A coteaux non tirés...

Publié le par Maldoror

Une plongée dans les eaux troubles d’une étrange conférence de presse.

C’est un frais matin de novembre. Lentement, les yeux tout ensommeillés, je grimpe les marches du Palais Brongniart. Il est 8 heures. La conférence de presse ne va tarder à débuter. Arrivé au 2ième étage, on m’introduit dans une grande pièce éclairée.

Là, une vingtaine de personnes discutent ; leurs mains s’agitent sur l’appétissant buffet mis à disposition. Cafés, jus d’orange, croissants et autres plaisirs colorés, trouvent rapidement preneurs.

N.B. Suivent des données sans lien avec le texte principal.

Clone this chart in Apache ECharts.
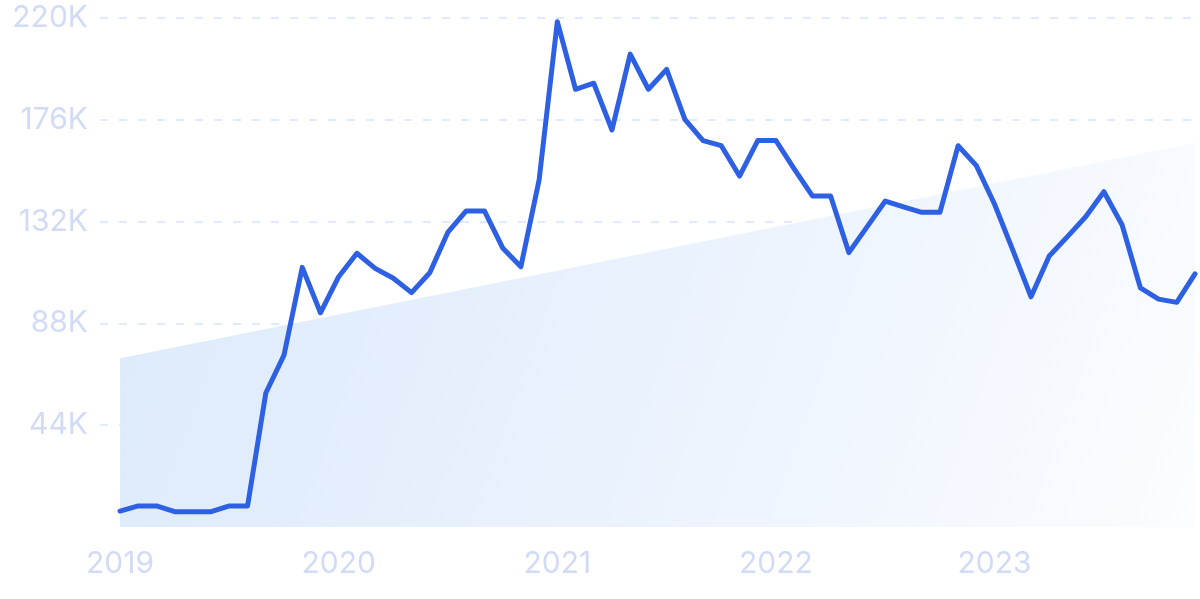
<!DOCTYPE html>
<html>
<head>
<meta charset="utf-8">
<script src="https://cdn.jsdelivr.net/npm/echarts@6/dist/echarts.min.js"></script>
<style>
  html, body { margin: 0; padding: 0; background: #ffffff; }
  #chart { width: 1200px; height: 599px; }
</style>
</head>
<body>
<div id="chart"></div>
<script>
// Monthly values, Jan 2019 .. Dec 2023 (index 0..59)
const monthIndex = [
  0,1,2,3,4,5,6,7,8,9,10,11,
  12,13,14,15,16,17,18,19,20,21,22,23,
  24,25,26,27,28,29,30,31,32,33,34,35,
  36,37,38,39,40,41,42,43,44,45,46,47,
  48,49,50,51,52,53,54,55,56,57,58,59
];
const searchValues = [
  6900, 9100, 9100, 6600, 6600, 6600, 9100, 9100, 57900, 74300, 112200, 92600,
  108200, 118300, 111800, 107500, 101300, 109900, 127500, 136600, 136600, 120600, 112500, 150000,
  218400, 189200, 191800, 171600, 204400, 189200, 197800, 176200, 167000, 164800, 151700, 167000,
  167000, 154800, 143100, 143100, 118600, 129700, 140900, 138400, 136000, 136000, 164800, 156200,
  139500, 119700, 99500, 117100, 125500, 134100, 144900, 130500, 103400, 98500, 97100, 109400
];
// Trend line end points (month index, value)
const trendX = [0, 59];
const trendValues = [72900, 166000];
// Axis ticks
const yTicks = [0, 44000, 88000, 132000, 176000, 220000];
const yearTickIndex = [0, 12, 24, 36, 48];
const yearLabels = ['2019', '2020', '2021', '2022', '2023'];

const chart = echarts.init(document.getElementById('chart'), null, { renderer: 'canvas' });
const labelColor = '#d2dbf6';
const fontFamily = 'Inter, "Noto Sans", sans-serif';

const option = {
  animation: false,
  grid: { left: 100, right: 5, top: 18, bottom: 72, containLabel: false },
  xAxis: {
    type: 'value',
    min: -1.1,
    max: 59,
    axisLine: { show: false },
    axisTick: { show: false },
    splitLine: { show: false },
    axisLabel: {
      customValues: yearTickIndex,
      margin: 22,
      color: labelColor,
      fontSize: 30,
      fontFamily: fontFamily,
      formatter: function (v) {
        const k = yearTickIndex.indexOf(Math.round(v));
        return k >= 0 ? yearLabels[k] : '';
      }
    }
  },
  yAxis: {
    type: 'value',
    min: yTicks[0],
    max: yTicks[yTicks.length - 1],
    interval: yTicks[1] - yTicks[0],
    axisLine: { show: false },
    axisTick: { show: false },
    axisLabel: {
      showMinLabel: false,
      margin: 12,
      color: labelColor,
      fontSize: 30,
      fontFamily: fontFamily,
      formatter: function (v) { return v === 0 ? '' : (v / 1000) + 'K'; }
    },
    splitLine: {
      show: true,
      showMinLine: false,
      lineStyle: { color: '#d5e4fc', width: 1.5, type: [8, 11] }
    }
  },
  series: [
    {
      type: 'line',
      data: trendX.map((x, i) => [x, trendValues[i]]),
      symbol: 'none',
      silent: true,
      lineStyle: { width: 0 },
      areaStyle: {
        opacity: 1,
        color: new echarts.graphic.LinearGradient(0, 0, 1, 1, [
          { offset: 0, color: '#dceafb' },
          { offset: 0.5, color: '#eaf2fd' },
          { offset: 1, color: '#fbfdff' }
        ])
      },
      z: 1
    },
    {
      type: 'line',
      data: monthIndex.map((x, i) => [x, searchValues[i]]),
      symbol: 'none',
      smooth: false,
      lineStyle: { color: '#2e60e4', width: 5, join: 'round', cap: 'round' },
      z: 3
    }
  ]
};
chart.setOption(option);
</script>
</body>
</html>
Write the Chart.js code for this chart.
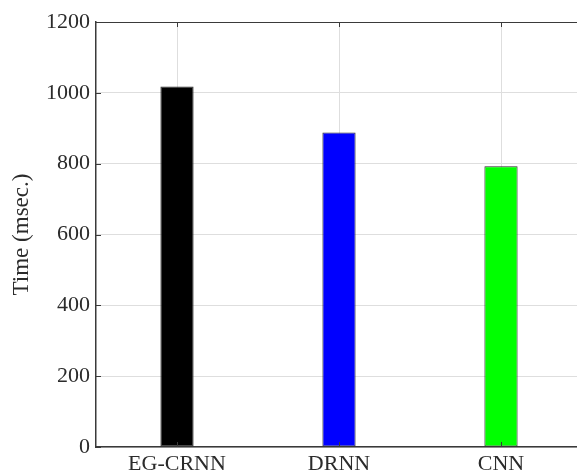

 Il y a là des analystes financiers, costumes gris, cravates et sourires figés. Quelques journalistes aussi, l’œil terne et fatigué, entrecoupant chaque syllabes d’une gorgée de café. Et une senteur lourde et oppressante, qui virevolte parmi la petite assemblée : c’est Anne Sophie de la Ritournelle, la dir com’ du groupe de champagne Laurent Terrier.

Puis, une voix forte se fait entendre. Nous passons dans la pièce d’à côté et prenons place dans de confortables fauteuils. Au bout d’un quart d’heure, et quelques 30 retardataires plus tard, la conférence débute.

Sur une tribune, deux personnes en costume nous font face.

-Qualité des vins, qualités des hommes : c’est la clef de notre succès, déclame Yves Dumout, le PDG du groupe. Mais avant l’annonce des résultats, un petit film maison… Les lumières s’éteignent, un petit écran est tiré, les images apparaissent :

« Le groupe Laurent Terrier, une prestigieuse maison de champagne, since 1812, moderne et ouverte à l’international…….notre cuvée d’exception « Grand siècle »….élégance...sensualité…indépendance… ».

 Les lumières se rallument tandis que les rires s’éteignent.

 -Qualité des vins, qualité des hommes, telle est la clef de notre succès, répète le PDG, l’œil pétillant comme une bulle de champagne. Mais je laisse le soin à mon directeur financier de vous détaillez cet excellent 1er semestre 2006-2007.

Ce dernier, un homme gris et dégarni, jette un regard circulaire à la pièce, pendant que l’on nous distribue de jolies brochures, détaillant les résultats du groupe. La moitié de la pièce se vide, tandis qu’une voix monotone et terne, entame une lecture laborieuse…

 -Des questions ?, finit par abréger Yves Dumout.

 Grand silence. Les yeux se font tout ronds parmi l’assemblée. Dans un mouvement nerveux, le directeur financier enlève ses lunettes ; puis les remet, dans la seconde qui suit. Sa face blêmit, ses mains se tordent. Mais aucune question ne lui sera posée.

Le PDG étouffe un bâillement. L’assemblée aussi. La conférence s’achève.

 Une partie des survivants se dirigent vers le buffet. Du champagne a fait son apparition. Les conversations reprennent mais plus vives et plus fortes. Les visages se colorent. De nouveau, cette tenace odeur de « Chanel numéro 5 » enveloppe ce petit peuple du palais. Il y a là des analystes financiers, sourires crispés. Des journalistes aussi, l’œil riant.

 

 En descendant les marches, me mordant la lèvre, je repense à ces images vues sur le net : là, au milieu des coteaux, se dresse le domaine Laurent Terrier. Dans la cour d’honneur, au milieu des fleurs, apparaît une fontaine. L’eau jaillit du bas ventre d’un Chérubin de pierre, qui met les visiteurs en garde : « Ne buvez jamais d’eau ».